Franchise System Failure Rate
If owner termination and turnover rates are trending up or relatively high, learn what the drivers are and how they may affect your investment. Are owners selling to cash in on huge profits or fleeing a sinking ship?
Look at close rates for your state – if they are relatively high compared to other areas, dig deeper, this could be a flag.
Here’s some context: The average annual failure rate for small businesses in the United States is about 6.5% over a 10-year period. It is much worse for businesses in their first three years of existence, about 13% a year.
Whatever brand you invest in should easily outperform these averages. In fact, a study by Entrepreneur magazine of 1,700 franchise brands across multiple business sectors shows a failure rate of 4% over a five-year period. That strikes us as remarkably low, but it does underscore that you should not settle for an “average” brand. Look for brands whose 3-year failure rate, per Item 20, falls below 15% – or below 5% per year.
Franchisee Directory
Franchisors will provide contact info for franchisees they believe will be open and helpful, but it’s okay to cold-call others, especially those no longer in the system
- Prioritize franchisees who operate in markets similar to yours; for example, if you are in a major metro area in the Midwest, contact big-city owners in that region
- Speak with at least 10 franchisees – but be aware that this “validation” phase of your due diligence must be handled artfully for you to get the information you want
- Expect unhappy franchisees; there will always be some. Look for patterns and similarities in responses in order to develop a balanced assessment of the system’s performance
Speaking With Franchisees
There’s an art to introducing yourself, making the franchisee comfortable and percolating a conversation that’s productive and enjoyable for both of you.
As you can imagine, franchisees are likely to be guarded in their conversations if you have not been referred by the corporate office; you could be a competitor seeking intelligence, for all they know.
Even if you have been referred, they may be less forthcoming than you desire.
If you are not working with a franchise consultant or coach, we’re happy to walk you through our primer for this phase of your due diligence process.
Item 21 — Financial Statements
Contains the franchisor’s audited financial statements for up to the past three years, giving insight into the brand’s financial health.
Except for very new brands, a sure sign of stability and solvency is having the majority of revenue come from royalty fees, not reliance on the sale of new franchises.
Having a franchise-experienced CPA review this section with you is a smart move prior to signing your agreement.
Item 22 — Contracts
Lists and includes copies of all agreements and contracts you are expected to sign depending on the state in which you reside. These include leases, options, financing agreements, purchase agreements and, of course, the Franchise Agreement itself.
Also of note, this section may include a “disclosure questionnaire” asking you to confirm that you have not been disclosed information inconsistent with the FDD.
This is a particularly important document to review with your franchise attorney as it could prevent you from suing the franchisor in the future for alleged fraud or misrepresentation in the offer and sale of the franchise.
Item 23 — Receipts
Contains a two-page “Disclosure Document” that you must sign and return to the franchisor upon receipt of the FDD.

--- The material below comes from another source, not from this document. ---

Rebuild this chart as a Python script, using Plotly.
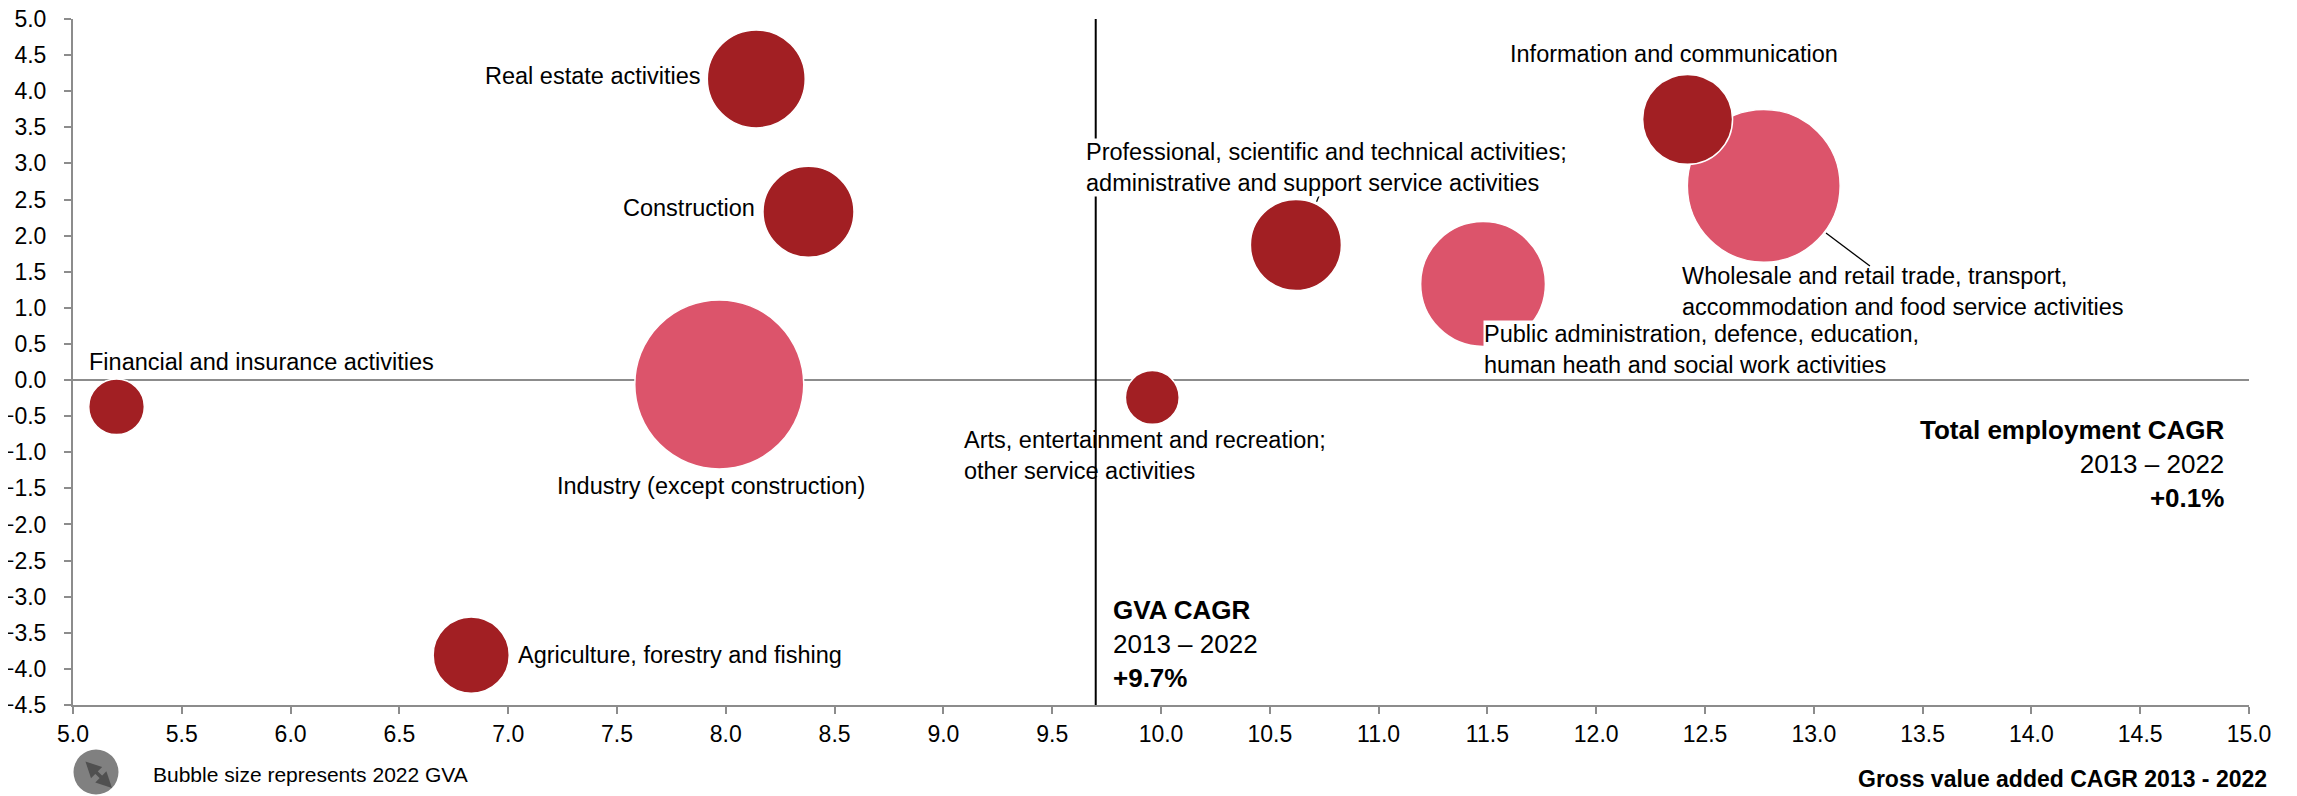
import plotly.graph_objects as go

# ---- data ----
sectors = [
    "Real estate activities",
    "Construction",
    "Financial and insurance activities",
    "Industry (except construction)",
    "Agriculture, forestry and fishing",
    "Arts, entertainment and recreation; other service activities",
    "Professional, scientific and technical activities; administrative and support service activities",
    "Public administration, defence, education, human heath and social work activities",
    "Wholesale and retail trade, transport, accommodation and food service activities",
    "Information and communication",
]
gva_cagr = [8.14, 8.38, 5.20, 7.97, 6.83, 9.96, 10.62, 11.48, 12.77, 12.42]
emp_cagr = [4.17, 2.33, -0.37, -0.06, -3.81, -0.24, 1.87, 1.33, 2.69, 3.61]
gva_2022 = [9.6, 8.3, 3.1, 28.6, 5.8, 2.9, 8.3, 15.6, 23.4, 8.1]
group = ["dark", "dark", "dark", "large", "dark", "dark", "dark", "large", "large", "dark"]

label_text = [
    "Real estate activities",
    "Construction",
    "Financial and insurance activities",
    "Industry (except construction)",
    "Agriculture, forestry and fishing",
    "Arts, entertainment and recreation;<br>other service activities",
    "Professional, scientific and technical activities;<br>administrative and support service activities",
    "Public administration, defence, education,<br>human heath and social work activities",
    "Wholesale and retail trade, transport,<br>accommodation and food service activities",
    "Information and communication",
]
label_x = [7.89, 8.14, 5.07, 7.93, 7.04, 9.09, 9.65, 11.48, 12.39, 11.60]
label_y = [4.21, 2.38, 0.25, -1.47, -3.81, -1.04, 2.94, 0.42, 1.23, 4.52]
label_anchor = ["right", "right", "left", "center", "left", "left", "left", "left", "left", "left"]
label_bg = [False, False, False, False, False, False, True, True, False, False]

gva_total_cagr = 9.7
emp_total_cagr = 0.1

x_ticks = [5.0 + 0.5 * i for i in range(21)]
y_ticks = [-4.5 + 0.5 * i for i in range(20)]

DARK = "#A21F23"
PINK = "#DC546B"
FONT = "Liberation Sans, Arial, sans-serif"

colors = [PINK if g == "large" else DARK for g in group]
max_d = 169
sizeref = 2.0 * max(gva_2022) / (max_d ** 2)

fig = go.Figure()
fig.add_trace(go.Scatter(
    x=gva_cagr, y=emp_cagr, mode="markers",
    text=sectors, hoverinfo="text",
    marker=dict(size=gva_2022, sizemode="area", sizeref=sizeref,
                color=colors, opacity=1,
                line=dict(color="white", width=1.5)),
    showlegend=False,
))

annotations = []
for t, lx, ly, anc, bg in zip(label_text, label_x, label_y, label_anchor, label_bg):
    annotations.append(dict(
        x=lx, y=ly, xref="x", yref="y", text=t, showarrow=False,
        xanchor=anc, yanchor="middle", align="left",
        font=dict(family=FONT, size=23.5, color="#000000"),
        bgcolor="white" if bg else "rgba(0,0,0,0)", borderpad=0,
    ))

annotations.append(dict(
    x=14.90, y=-1.16, xref="x", yref="y",
    text="<b>Total employment CAGR</b><br>2013 – 2022<br><b>+%.1f%%</b>" % emp_total_cagr,
    showarrow=False, xanchor="right", yanchor="middle", align="right",
    font=dict(family=FONT, size=26, color="#000000"),
))
annotations.append(dict(
    x=9.77, y=-3.66, xref="x", yref="y",
    text="<b>GVA CAGR</b><br>2013 – 2022<br><b>+%.1f%%</b>" % gva_total_cagr,
    showarrow=False, xanchor="left", yanchor="middle", align="left",
    font=dict(family=FONT, size=26, color="#000000"),
))
annotations.append(dict(
    x=1.009, y=-0.108, xref="paper", yref="paper",
    text="<b>Gross value added CAGR 2013 - 2022</b>",
    showarrow=False, xanchor="right", yanchor="middle",
    font=dict(family=FONT, size=23, color="#000000"),
))
annotations.append(dict(
    x=0.0358, y=-0.102, xref="paper", yref="paper",
    text="Bubble size represents 2022 GVA",
    showarrow=False, xanchor="left", yanchor="middle",
    font=dict(family=FONT, size=21, color="#000000"),
))
# double arrow inside legend bubble
annotations.append(dict(
    x=0.0179, y=-0.121, xref="paper", yref="paper", text="",
    showarrow=True, ax=-28, ay=-28, arrowside="end+start",
    arrowhead=2, arrowsize=0.9, arrowwidth=3.5, arrowcolor="#505050",
))

shapes = [
    # GVA CAGR vertical line
    dict(type="line", xref="x", yref="y", x0=gva_total_cagr, x1=gva_total_cagr,
         y0=-4.5, y1=5.0, line=dict(color="#000000", width=2)),
    # leader lines
    dict(type="line", xref="x", yref="y", x0=13.056, y0=2.036, x1=13.258, y1=1.579,
         line=dict(color="#000000", width=1.3)),
    dict(type="line", xref="x", yref="y", x0=10.73, y0=2.58, x1=10.715, y1=2.47,
         line=dict(color="#000000", width=1.3)),
    # legend bubble
    dict(type="circle", xref="paper", yref="paper", xsizemode="pixel", ysizemode="pixel",
         xanchor=0.01057, yanchor=-0.0977, x0=-22.5, x1=22.5, y0=-22.5, y1=22.5,
         fillcolor="#808080", line=dict(width=0)),
]

axis_common = dict(
    showgrid=False, showline=True, linecolor="#8C8C8C", linewidth=2,
    ticks="outside", ticklen=7, tickwidth=1.5, tickcolor="#8C8C8C",
    tickformat=".1f", tickfont=dict(family=FONT, size=23, color="#000000"),
    mirror=False, automargin=False, ticklabeloverflow="allow",
)

fig.update_layout(
    width=2289, height=788,
    margin=dict(l=65, r=48, t=11, b=91),
    paper_bgcolor="white", plot_bgcolor="white",
    xaxis=dict(range=[5.0, 15.0], tickmode="array", tickvals=x_ticks,
               zeroline=False, **axis_common),
    yaxis=dict(range=[-4.5, 5.0], tickmode="array", tickvals=y_ticks,
               zeroline=True, zerolinecolor="#8C8C8C", zerolinewidth=1.5,
               ticklabelstandoff=13, **axis_common),
    annotations=annotations, shapes=shapes,
    showlegend=False,
)

fig.write_html("out.html")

The Federal Trade Commission requires that you must have the FDD in your possession for a minimum of 14 calendar days before signing an agreement and making a payment. Your signature and return of the disclosure document is proof that the franchisor has complied with this timeline.
However, let’s emphasize: Signing and returning the receipt does NOT require you to invest – it’s merely a confirmation that you received the FDD within the required timeframe.
Due Diligence Worth Doing!
Well, there you have it. All 23 FDD items reviewed. This may take a little longer to digest than a spinach salad, but you’ll be in a much better place to make a smart and informed decision!